Quote all of the data exactly as given. Skip every picture it contains.

==== Information shown

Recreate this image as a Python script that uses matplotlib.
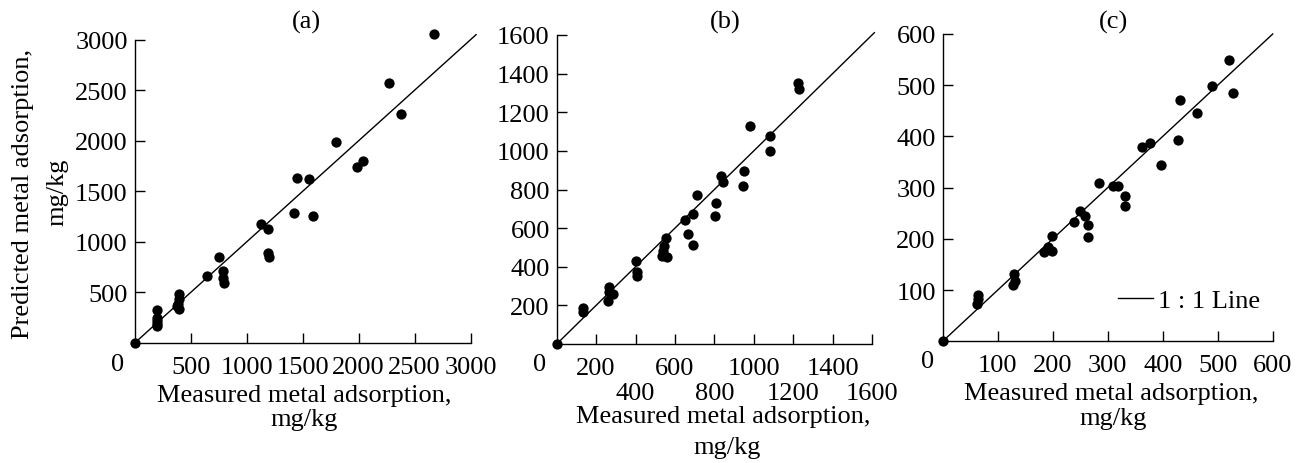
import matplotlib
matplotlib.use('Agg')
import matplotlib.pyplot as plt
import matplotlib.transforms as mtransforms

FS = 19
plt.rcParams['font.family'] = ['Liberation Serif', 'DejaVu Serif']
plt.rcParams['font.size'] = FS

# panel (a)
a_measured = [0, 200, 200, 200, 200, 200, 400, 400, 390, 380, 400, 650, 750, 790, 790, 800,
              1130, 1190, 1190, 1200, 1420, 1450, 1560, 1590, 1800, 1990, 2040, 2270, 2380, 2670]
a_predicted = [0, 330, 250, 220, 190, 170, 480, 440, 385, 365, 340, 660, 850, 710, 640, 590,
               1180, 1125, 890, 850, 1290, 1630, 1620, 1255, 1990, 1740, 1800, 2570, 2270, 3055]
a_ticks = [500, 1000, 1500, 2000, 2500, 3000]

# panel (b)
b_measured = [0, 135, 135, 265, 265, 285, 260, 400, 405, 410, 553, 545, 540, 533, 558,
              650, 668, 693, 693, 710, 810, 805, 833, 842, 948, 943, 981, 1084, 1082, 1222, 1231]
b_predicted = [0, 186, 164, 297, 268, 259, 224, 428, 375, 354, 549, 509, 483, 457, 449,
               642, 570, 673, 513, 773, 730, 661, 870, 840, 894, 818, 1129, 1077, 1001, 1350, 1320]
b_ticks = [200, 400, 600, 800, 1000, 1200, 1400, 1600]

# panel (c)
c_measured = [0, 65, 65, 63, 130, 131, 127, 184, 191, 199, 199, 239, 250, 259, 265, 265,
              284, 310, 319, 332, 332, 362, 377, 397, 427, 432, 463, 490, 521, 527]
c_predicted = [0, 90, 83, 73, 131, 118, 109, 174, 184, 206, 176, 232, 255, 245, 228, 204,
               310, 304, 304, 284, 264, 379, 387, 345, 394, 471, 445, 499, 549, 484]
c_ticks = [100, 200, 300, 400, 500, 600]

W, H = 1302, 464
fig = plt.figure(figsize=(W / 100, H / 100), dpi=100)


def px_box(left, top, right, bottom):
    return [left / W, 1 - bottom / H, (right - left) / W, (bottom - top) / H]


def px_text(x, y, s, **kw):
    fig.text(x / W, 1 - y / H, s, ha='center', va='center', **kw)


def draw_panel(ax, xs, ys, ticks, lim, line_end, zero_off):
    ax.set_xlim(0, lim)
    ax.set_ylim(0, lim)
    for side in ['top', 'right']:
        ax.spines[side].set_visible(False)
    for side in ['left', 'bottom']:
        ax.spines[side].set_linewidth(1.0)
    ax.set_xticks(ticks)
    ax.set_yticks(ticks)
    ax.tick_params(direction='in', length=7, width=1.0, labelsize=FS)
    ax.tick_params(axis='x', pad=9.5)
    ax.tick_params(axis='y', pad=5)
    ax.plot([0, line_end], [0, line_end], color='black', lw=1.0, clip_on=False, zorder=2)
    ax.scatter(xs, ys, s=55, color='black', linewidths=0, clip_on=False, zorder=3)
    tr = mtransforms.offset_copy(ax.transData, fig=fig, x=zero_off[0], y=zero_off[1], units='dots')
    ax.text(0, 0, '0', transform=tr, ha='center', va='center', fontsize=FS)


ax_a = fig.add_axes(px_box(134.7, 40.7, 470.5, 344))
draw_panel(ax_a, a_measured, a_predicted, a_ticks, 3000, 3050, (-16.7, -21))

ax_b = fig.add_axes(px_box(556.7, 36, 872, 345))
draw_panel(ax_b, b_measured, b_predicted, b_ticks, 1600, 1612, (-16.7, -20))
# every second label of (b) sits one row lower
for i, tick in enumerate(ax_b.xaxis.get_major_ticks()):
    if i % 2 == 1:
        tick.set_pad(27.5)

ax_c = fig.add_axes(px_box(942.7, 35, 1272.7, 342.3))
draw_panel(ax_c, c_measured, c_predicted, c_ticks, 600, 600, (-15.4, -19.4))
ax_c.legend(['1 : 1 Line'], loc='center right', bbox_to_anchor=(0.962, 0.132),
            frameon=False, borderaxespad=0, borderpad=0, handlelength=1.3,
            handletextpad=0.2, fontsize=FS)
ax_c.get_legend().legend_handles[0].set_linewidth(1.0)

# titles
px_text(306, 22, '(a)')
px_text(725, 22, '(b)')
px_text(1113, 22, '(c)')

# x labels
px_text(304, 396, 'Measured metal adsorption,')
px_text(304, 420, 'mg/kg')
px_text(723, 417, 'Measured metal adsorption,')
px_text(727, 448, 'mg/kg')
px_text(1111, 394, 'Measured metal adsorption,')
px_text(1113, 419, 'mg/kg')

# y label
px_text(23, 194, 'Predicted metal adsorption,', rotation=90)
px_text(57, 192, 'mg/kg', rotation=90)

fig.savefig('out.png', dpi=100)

========

* _The solution_
Recreate this image as a Python script that uses matplotlib.
import matplotlib
matplotlib.use('Agg')
import matplotlib.pyplot as plt
import matplotlib.transforms as mtransforms

FS = 19
plt.rcParams['font.family'] = ['Liberation Serif', 'DejaVu Serif']
plt.rcParams['font.size'] = FS

# panel (a)
a_measured = [0, 200, 200, 200, 200, 200, 400, 400, 390, 380, 400, 650, 750, 790, 790, 800,
              1130, 1190, 1190, 1200, 1420, 1450, 1560, 1590, 1800, 1990, 2040, 2270, 2380, 2670]
a_predicted = [0, 330, 250, 220, 190, 170, 480, 440, 385, 365, 340, 660, 850, 710, 640, 590,
               1180, 1125, 890, 850, 1290, 1630, 1620, 1255, 1990, 1740, 1800, 2570, 2270, 3055]
a_ticks = [500, 1000, 1500, 2000, 2500, 3000]

# panel (b)
b_measured = [0, 135, 135, 265, 265, 285, 260, 400, 405, 410, 553, 545, 540, 533, 558,
              650, 668, 693, 693, 710, 810, 805, 833, 842, 948, 943, 981, 1084, 1082, 1222, 1231]
b_predicted = [0, 186, 164, 297, 268, 259, 224, 428, 375, 354, 549, 509, 483, 457, 449,
               642, 570, 673, 513, 773, 730, 661, 870, 840, 894, 818, 1129, 1077, 1001, 1350, 1320]
b_ticks = [200, 400, 600, 800, 1000, 1200, 1400, 1600]

# panel (c)
c_measured = [0, 65, 65, 63, 130, 131, 127, 184, 191, 199, 199, 239, 250, 259, 265, 265,
              284, 310, 319, 332, 332, 362, 377, 397, 427, 432, 463, 490, 521, 527]
c_predicted = [0, 90, 83, 73, 131, 118, 109, 174, 184, 206, 176, 232, 255, 245, 228, 204,
               310, 304, 304, 284, 264, 379, 387, 345, 394, 471, 445, 499, 549, 484]
c_ticks = [100, 200, 300, 400, 500, 600]

W, H = 1302, 464
fig = plt.figure(figsize=(W / 100, H / 100), dpi=100)


def px_box(left, top, right, bottom):
    return [left / W, 1 - bottom / H, (right - left) / W, (bottom - top) / H]


def px_text(x, y, s, **kw):
    fig.text(x / W, 1 - y / H, s, ha='center', va='center', **kw)


def draw_panel(ax, xs, ys, ticks, lim, line_end, zero_off):
    ax.set_xlim(0, lim)
    ax.set_ylim(0, lim)
    for side in ['top', 'right']:
        ax.spines[side].set_visible(False)
    for side in ['left', 'bottom']:
        ax.spines[side].set_linewidth(1.0)
    ax.set_xticks(ticks)
    ax.set_yticks(ticks)
    ax.tick_params(direction='in', length=7, width=1.0, labelsize=FS)
    ax.tick_params(axis='x', pad=9.5)
    ax.tick_params(axis='y', pad=5)
    ax.plot([0, line_end], [0, line_end], color='black', lw=1.0, clip_on=False, zorder=2)
    ax.scatter(xs, ys, s=55, color='black', linewidths=0, clip_on=False, zorder=3)
    tr = mtransforms.offset_copy(ax.transData, fig=fig, x=zero_off[0], y=zero_off[1], units='dots')
    ax.text(0, 0, '0', transform=tr, ha='center', va='center', fontsize=FS)


ax_a = fig.add_axes(px_box(134.7, 40.7, 470.5, 344))
draw_panel(ax_a, a_measured, a_predicted, a_ticks, 3000, 3050, (-16.7, -21))

ax_b = fig.add_axes(px_box(556.7, 36, 872, 345))
draw_panel(ax_b, b_measured, b_predicted, b_ticks, 1600, 1612, (-16.7, -20))
# every second label of (b) sits one row lower
for i, tick in enumerate(ax_b.xaxis.get_major_ticks()):
    if i % 2 == 1:
        tick.set_pad(27.5)

ax_c = fig.add_axes(px_box(942.7, 35, 1272.7, 342.3))
draw_panel(ax_c, c_measured, c_predicted, c_ticks, 600, 600, (-15.4, -19.4))
ax_c.legend(['1 : 1 Line'], loc='center right', bbox_to_anchor=(0.962, 0.132),
            frameon=False, borderaxespad=0, borderpad=0, handlelength=1.3,
            handletextpad=0.2, fontsize=FS)
ax_c.get_legend().legend_handles[0].set_linewidth(1.0)

# titles
px_text(306, 22, '(a)')
px_text(725, 22, '(b)')
px_text(1113, 22, '(c)')

# x labels
px_text(304, 396, 'Measured metal adsorption,')
px_text(304, 420, 'mg/kg')
px_text(723, 417, 'Measured metal adsorption,')
px_text(727, 448, 'mg/kg')
px_text(1111, 394, 'Measured metal adsorption,')
px_text(1113, 419, 'mg/kg')

# y label
px_text(23, 194, 'Predicted metal adsorption,', rotation=90)
px_text(57, 192, 'mg/kg', rotation=90)

fig.savefig('out.png', dpi=100)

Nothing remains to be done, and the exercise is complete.